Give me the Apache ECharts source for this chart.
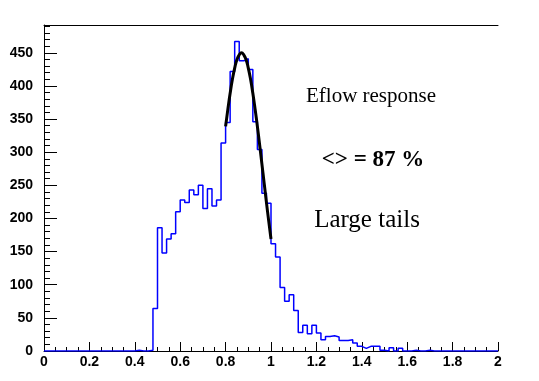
• • • • • • •
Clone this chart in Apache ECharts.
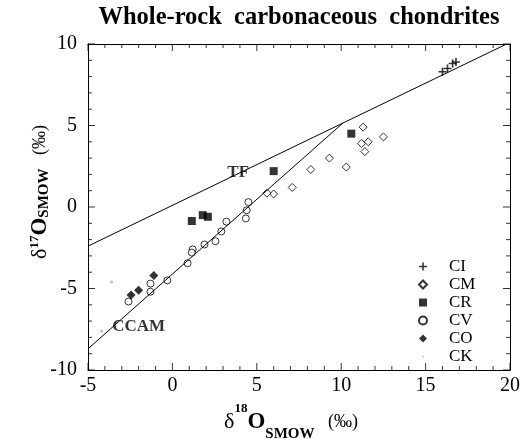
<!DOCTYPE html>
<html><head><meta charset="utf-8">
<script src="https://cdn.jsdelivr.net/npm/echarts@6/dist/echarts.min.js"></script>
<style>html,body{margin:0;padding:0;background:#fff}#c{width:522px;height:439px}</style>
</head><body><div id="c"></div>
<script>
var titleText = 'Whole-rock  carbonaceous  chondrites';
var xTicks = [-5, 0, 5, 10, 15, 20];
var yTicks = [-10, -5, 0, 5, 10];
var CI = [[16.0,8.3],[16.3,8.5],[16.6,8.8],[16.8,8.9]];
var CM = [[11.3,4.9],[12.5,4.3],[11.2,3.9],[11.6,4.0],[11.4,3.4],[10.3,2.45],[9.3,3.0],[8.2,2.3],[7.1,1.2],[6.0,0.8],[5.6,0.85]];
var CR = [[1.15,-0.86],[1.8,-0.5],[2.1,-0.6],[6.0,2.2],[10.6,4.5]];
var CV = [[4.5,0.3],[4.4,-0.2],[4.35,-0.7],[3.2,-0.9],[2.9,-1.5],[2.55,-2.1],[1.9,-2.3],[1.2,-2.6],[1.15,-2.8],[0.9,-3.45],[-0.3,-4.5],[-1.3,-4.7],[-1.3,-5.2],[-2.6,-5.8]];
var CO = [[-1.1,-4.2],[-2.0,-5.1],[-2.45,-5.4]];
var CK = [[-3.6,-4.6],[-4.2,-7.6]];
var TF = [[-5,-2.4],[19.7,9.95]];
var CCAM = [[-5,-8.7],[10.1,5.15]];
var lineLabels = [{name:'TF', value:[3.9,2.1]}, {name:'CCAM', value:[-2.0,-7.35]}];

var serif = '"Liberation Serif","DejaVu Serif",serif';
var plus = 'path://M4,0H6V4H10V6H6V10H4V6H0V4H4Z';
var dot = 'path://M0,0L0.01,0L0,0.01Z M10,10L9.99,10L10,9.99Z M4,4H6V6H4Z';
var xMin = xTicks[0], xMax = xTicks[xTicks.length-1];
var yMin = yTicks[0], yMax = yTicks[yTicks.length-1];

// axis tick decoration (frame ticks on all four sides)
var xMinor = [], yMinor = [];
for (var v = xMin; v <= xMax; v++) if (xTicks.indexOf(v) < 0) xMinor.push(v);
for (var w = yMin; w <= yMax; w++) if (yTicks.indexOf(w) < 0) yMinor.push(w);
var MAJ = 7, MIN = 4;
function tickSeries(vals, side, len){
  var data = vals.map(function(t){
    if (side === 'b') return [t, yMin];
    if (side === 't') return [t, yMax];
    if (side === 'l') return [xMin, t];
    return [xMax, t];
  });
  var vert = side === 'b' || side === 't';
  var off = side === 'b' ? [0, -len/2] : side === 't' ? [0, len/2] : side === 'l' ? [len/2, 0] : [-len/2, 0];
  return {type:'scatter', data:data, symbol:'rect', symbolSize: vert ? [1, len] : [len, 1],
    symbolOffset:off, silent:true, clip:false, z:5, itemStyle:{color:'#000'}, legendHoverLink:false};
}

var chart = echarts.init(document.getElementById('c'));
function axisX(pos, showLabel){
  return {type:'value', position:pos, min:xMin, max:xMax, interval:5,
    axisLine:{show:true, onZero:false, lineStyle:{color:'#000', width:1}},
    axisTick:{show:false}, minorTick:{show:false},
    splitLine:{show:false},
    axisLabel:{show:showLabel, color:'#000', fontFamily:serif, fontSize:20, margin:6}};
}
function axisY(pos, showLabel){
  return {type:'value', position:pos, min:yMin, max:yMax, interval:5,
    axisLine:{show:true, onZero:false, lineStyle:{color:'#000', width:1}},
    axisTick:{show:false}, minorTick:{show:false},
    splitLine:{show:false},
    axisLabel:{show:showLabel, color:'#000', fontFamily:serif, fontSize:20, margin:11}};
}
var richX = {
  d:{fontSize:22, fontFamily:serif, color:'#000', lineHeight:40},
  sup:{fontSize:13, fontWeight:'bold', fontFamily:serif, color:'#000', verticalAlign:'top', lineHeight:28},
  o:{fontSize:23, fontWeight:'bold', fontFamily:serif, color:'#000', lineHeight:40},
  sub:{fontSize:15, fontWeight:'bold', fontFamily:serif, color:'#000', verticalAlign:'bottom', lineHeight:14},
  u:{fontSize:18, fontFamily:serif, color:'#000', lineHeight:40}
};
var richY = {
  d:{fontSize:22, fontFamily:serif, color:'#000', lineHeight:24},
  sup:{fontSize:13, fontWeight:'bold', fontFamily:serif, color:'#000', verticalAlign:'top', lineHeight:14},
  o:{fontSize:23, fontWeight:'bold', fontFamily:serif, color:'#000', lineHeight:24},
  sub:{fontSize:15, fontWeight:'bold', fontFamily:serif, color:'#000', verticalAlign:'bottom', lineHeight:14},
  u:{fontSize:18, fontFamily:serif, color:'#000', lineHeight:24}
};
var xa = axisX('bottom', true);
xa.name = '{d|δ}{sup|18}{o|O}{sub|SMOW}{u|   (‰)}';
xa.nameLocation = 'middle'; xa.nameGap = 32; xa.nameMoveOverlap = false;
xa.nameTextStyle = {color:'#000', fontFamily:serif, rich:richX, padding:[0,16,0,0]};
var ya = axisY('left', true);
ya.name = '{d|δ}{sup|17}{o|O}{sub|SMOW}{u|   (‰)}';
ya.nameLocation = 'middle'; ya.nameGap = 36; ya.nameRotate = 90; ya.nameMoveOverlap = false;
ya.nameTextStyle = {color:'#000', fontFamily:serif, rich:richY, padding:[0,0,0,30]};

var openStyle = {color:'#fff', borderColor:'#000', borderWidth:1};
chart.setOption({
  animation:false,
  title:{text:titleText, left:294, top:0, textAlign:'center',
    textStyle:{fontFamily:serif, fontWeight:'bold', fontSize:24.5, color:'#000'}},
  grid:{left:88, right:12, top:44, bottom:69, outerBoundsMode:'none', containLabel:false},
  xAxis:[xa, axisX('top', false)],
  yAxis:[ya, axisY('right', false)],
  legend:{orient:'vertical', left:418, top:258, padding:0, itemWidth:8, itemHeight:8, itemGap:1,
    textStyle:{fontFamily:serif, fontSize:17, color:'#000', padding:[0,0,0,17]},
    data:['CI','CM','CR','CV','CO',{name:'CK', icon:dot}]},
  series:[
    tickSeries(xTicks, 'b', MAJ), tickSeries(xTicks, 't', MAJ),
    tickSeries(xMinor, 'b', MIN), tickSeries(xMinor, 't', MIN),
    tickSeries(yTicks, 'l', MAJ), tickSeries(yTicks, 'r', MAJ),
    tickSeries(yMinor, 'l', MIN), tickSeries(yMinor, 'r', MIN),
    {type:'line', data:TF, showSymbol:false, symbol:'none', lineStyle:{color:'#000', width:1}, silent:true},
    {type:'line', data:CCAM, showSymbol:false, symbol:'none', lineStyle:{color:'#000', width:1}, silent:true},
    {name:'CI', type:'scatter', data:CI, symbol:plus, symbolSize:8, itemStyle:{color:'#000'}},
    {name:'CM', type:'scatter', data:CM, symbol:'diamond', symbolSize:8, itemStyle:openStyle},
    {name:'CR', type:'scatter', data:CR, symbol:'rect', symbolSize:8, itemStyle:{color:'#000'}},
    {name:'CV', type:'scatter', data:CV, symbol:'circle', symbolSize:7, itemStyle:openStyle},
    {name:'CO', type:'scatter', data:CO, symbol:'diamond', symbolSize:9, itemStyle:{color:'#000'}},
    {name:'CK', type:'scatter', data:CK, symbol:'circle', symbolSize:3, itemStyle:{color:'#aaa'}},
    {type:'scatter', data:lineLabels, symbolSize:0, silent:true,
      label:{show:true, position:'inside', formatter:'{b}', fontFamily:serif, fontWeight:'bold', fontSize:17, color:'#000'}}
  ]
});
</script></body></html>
• • • • • • •
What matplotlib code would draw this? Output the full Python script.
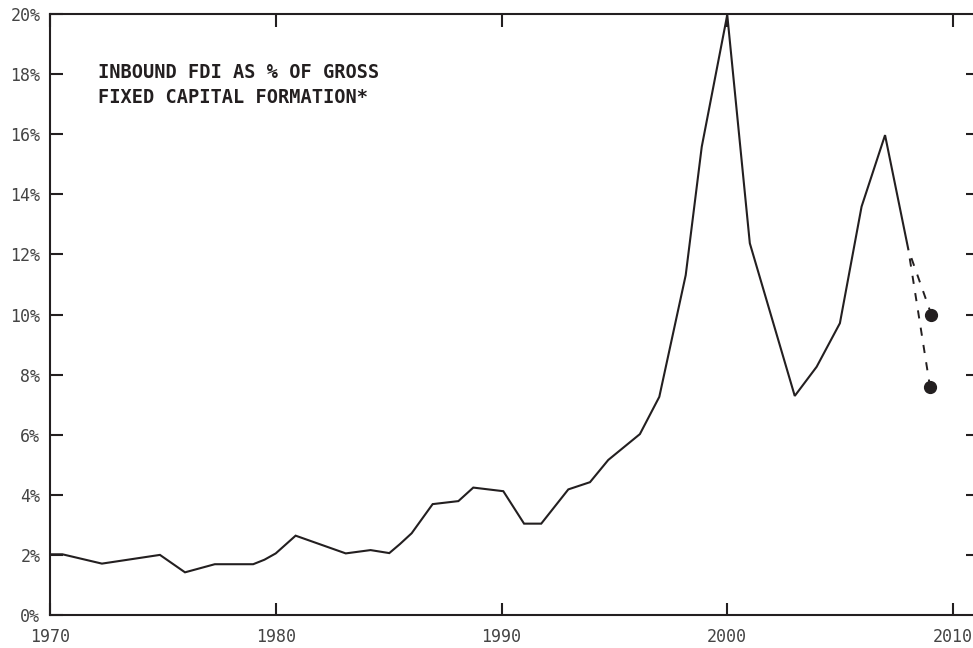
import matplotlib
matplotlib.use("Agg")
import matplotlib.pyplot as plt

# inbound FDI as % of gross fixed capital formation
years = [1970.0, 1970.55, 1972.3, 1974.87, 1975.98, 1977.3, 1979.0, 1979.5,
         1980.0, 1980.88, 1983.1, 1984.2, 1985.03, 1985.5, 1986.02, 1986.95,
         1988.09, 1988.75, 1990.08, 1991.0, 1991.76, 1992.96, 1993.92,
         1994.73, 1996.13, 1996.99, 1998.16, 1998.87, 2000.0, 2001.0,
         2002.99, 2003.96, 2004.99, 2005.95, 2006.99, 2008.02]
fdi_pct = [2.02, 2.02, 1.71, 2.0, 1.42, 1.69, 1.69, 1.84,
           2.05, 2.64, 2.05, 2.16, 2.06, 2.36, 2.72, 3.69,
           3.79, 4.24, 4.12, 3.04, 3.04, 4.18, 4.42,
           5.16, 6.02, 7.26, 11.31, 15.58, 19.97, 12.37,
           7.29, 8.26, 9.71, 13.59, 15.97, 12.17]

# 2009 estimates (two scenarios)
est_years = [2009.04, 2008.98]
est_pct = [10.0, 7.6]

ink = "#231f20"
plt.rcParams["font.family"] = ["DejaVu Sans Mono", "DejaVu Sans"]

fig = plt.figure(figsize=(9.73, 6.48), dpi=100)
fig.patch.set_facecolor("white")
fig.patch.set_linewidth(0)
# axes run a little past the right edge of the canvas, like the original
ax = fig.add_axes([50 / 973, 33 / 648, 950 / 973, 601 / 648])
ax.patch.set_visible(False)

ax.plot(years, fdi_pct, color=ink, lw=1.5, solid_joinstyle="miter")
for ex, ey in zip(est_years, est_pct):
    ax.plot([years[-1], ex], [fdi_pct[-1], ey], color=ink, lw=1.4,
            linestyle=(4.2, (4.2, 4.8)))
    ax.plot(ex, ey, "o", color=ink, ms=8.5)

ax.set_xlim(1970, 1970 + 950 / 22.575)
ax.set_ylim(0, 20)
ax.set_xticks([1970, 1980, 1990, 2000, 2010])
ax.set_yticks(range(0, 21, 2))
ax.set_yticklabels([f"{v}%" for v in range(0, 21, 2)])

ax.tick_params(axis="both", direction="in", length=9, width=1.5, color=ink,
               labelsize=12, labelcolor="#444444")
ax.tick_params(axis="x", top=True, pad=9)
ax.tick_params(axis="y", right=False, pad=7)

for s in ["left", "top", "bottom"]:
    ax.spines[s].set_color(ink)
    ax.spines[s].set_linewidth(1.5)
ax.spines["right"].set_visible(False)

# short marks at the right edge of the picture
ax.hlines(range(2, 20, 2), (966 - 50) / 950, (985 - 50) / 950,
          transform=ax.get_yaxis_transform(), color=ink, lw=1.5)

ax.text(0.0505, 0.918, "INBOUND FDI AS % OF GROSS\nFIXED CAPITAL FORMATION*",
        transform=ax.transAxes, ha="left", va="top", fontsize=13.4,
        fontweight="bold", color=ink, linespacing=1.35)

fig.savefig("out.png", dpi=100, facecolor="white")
• • • • • • •
→ **What you have to do**:
Above are the records; copy exactly the lines from the one with "Clone this chart in Apache ECharts." through the one with "var yMin = yTicks[0], yMax", including both, and nothing more. Leave out pictures.

→ **Task response**:
Clone this chart in Apache ECharts.
<!DOCTYPE html>
<html><head><meta charset="utf-8">
<script src="https://cdn.jsdelivr.net/npm/echarts@6/dist/echarts.min.js"></script>
<style>html,body{margin:0;padding:0;background:#fff}#c{width:522px;height:439px}</style>
</head><body><div id="c"></div>
<script>
var titleText = 'Whole-rock  carbonaceous  chondrites';
var xTicks = [-5, 0, 5, 10, 15, 20];
var yTicks = [-10, -5, 0, 5, 10];
var CI = [[16.0,8.3],[16.3,8.5],[16.6,8.8],[16.8,8.9]];
var CM = [[11.3,4.9],[12.5,4.3],[11.2,3.9],[11.6,4.0],[11.4,3.4],[10.3,2.45],[9.3,3.0],[8.2,2.3],[7.1,1.2],[6.0,0.8],[5.6,0.85]];
var CR = [[1.15,-0.86],[1.8,-0.5],[2.1,-0.6],[6.0,2.2],[10.6,4.5]];
var CV = [[4.5,0.3],[4.4,-0.2],[4.35,-0.7],[3.2,-0.9],[2.9,-1.5],[2.55,-2.1],[1.9,-2.3],[1.2,-2.6],[1.15,-2.8],[0.9,-3.45],[-0.3,-4.5],[-1.3,-4.7],[-1.3,-5.2],[-2.6,-5.8]];
var CO = [[-1.1,-4.2],[-2.0,-5.1],[-2.45,-5.4]];
var CK = [[-3.6,-4.6],[-4.2,-7.6]];
var TF = [[-5,-2.4],[19.7,9.95]];
var CCAM = [[-5,-8.7],[10.1,5.15]];
var lineLabels = [{name:'TF', value:[3.9,2.1]}, {name:'CCAM', value:[-2.0,-7.35]}];

var serif = '"Liberation Serif","DejaVu Serif",serif';
var plus = 'path://M4,0H6V4H10V6H6V10H4V6H0V4H4Z';
var dot = 'path://M0,0L0.01,0L0,0.01Z M10,10L9.99,10L10,9.99Z M4,4H6V6H4Z';
var xMin = xTicks[0], xMax = xTicks[xTicks.length-1];
var yMin = yTicks[0], yMax = yTicks[yTicks.length-1];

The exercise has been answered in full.